Depois da longa palestra, o governador participou de um jantar oferecido pelo pastor da igreja de Alphaville, André Fernandes. Entre os presentes, estiveram Neymar 'pai', além do cantor Wesley Safadão, aumentando a lista de empresários e personalidades que se encontraram com o governador paulista nas últimas semanas.
Ataques de Eduardo Bolsonaro
Na quarta (20), um relatório da Polícia Federal mostrou diversos diálogos do filho do ex-presidente com seu pai, preso preventivamente em casa por determinação do ministro Alexandre de Moraes, do Supremo Tribunal Federal (STF).

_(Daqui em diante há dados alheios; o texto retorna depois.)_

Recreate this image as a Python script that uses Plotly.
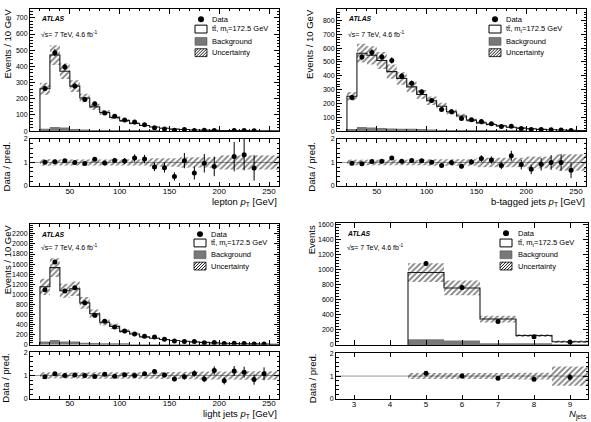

– Tarcísio nunca te ajudou em nada no STF. Sempre esteve de braço cruzado vendo você se foder e se aquecendo para 2026 – disse o deputado, em 13 de julho, entre outras citações, na conversa interceptada depois que o celular de seu pai foi apreendido também por determinação de Moraes.
Nesta quinta-feira, o governador, em agenda no interior paulista, colocou panos quentes nas falas de Eduardo.
— Primeiro eu não vou comentar uma conversa privada de pai para filho, é uma conversa privada de pai para filho, é uma questão que só interessa aos dois, e eu não sei nem porque essas conversas foram divulgadas, isso realmente, não vejo interesse público nisso. Segundo, a minha relação com o Bolsonaro vai ser como sempre foi: relação de lealdade, de amizade, de gratidão com uma pessoa que eu entendo fez muito pelo Brasil e fez muito por mim. Me abriu a porta, sempre foi muito amigo e eu vou ser amigo, vou estar sempre do lado, vou estar sempre trabalhando para ajudar na medida do possível — afirmou Tarcísio.
Além da primeira fala de Eduardo, o filho do ex-presidente ainda disse que '"a narrativa de Tarcísio te sucedendo, que já há acordo para isto, está muito forte. Precisamos segurar isso para nos mantermos vivos aqui”, afirmou o deputado. Segundo pessoas próximas ao governador paulista, a tática de evitar atritos diretos com Eduardo Bolsonaro vai continuar.